** START OF MATERIAL FOR THIS TASK **

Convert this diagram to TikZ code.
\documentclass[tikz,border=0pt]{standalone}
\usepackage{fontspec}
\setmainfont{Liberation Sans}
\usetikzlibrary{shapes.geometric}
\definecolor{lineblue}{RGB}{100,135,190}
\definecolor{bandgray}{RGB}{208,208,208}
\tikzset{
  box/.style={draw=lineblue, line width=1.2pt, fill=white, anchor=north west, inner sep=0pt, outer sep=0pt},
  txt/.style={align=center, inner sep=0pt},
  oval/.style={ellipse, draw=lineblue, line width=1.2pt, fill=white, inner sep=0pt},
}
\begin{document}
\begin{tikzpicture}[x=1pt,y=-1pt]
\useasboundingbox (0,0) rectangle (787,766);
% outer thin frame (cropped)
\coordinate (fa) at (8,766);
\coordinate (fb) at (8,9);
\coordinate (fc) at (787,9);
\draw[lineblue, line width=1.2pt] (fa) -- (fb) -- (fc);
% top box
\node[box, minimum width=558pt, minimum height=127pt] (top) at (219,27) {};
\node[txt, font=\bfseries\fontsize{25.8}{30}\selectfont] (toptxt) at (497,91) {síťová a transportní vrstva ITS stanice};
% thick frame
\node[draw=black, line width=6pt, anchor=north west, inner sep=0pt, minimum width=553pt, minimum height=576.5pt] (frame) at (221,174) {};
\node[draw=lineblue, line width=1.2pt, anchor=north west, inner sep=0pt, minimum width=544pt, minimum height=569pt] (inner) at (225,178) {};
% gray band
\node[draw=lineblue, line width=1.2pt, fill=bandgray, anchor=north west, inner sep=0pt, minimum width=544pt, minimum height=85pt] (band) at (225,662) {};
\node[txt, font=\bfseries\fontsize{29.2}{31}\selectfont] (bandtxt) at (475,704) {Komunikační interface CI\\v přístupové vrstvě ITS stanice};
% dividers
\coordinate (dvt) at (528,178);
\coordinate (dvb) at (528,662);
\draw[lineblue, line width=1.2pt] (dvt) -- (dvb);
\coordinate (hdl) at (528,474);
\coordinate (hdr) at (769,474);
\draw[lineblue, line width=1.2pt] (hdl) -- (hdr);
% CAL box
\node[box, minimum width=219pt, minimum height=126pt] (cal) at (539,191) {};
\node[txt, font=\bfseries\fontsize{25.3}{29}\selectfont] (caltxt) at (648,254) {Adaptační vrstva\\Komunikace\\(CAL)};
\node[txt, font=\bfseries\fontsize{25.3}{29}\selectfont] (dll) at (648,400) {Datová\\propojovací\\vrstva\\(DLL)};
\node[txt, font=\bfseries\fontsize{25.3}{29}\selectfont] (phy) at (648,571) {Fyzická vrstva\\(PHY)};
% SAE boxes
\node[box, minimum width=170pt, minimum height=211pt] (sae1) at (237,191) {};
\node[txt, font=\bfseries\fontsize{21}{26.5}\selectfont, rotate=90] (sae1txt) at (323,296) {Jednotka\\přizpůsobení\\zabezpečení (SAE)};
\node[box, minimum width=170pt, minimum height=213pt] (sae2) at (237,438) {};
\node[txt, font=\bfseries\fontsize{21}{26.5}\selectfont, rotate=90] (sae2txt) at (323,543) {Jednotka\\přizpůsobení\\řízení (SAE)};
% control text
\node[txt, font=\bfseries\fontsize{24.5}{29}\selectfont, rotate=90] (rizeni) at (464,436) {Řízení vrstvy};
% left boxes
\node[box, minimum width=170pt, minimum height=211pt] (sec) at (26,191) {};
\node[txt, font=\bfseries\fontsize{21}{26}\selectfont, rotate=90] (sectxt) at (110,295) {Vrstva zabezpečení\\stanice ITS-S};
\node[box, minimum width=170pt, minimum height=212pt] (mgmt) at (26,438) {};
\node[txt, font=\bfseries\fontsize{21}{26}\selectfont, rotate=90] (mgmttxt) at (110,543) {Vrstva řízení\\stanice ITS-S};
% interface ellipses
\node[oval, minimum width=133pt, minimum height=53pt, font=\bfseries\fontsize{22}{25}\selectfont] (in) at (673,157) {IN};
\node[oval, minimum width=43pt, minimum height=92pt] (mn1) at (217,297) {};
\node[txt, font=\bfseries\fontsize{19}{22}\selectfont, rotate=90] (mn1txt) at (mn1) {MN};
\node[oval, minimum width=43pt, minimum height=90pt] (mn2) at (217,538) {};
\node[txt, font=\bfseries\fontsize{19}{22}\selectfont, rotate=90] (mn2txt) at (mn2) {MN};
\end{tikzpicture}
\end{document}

** END OF MATERIAL FOR THIS TASK **
** START OF MATERIAL FOR THIS TASK **

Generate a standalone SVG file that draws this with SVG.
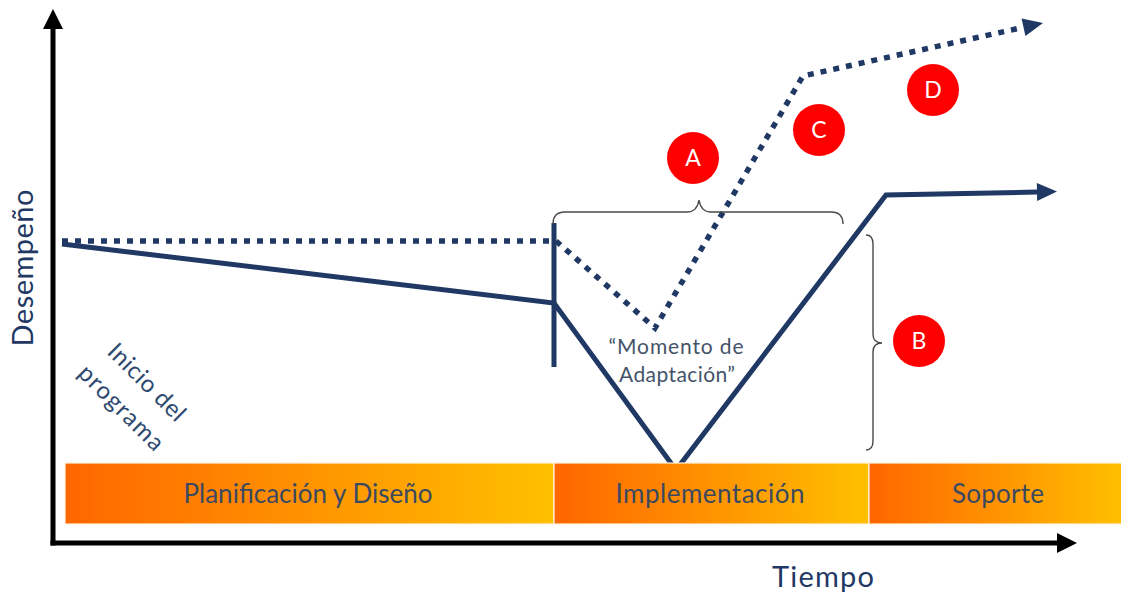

** END OF MATERIAL FOR THIS TASK **

● WORK TO BE COMPLETED:
Locate the string "standalone" in the listing above and copy every line where it occurs.

● TASK RESULT:
\documentclass[tikz,border=0pt]{standalone}
Generate a standalone SVG file that draws this with SVG.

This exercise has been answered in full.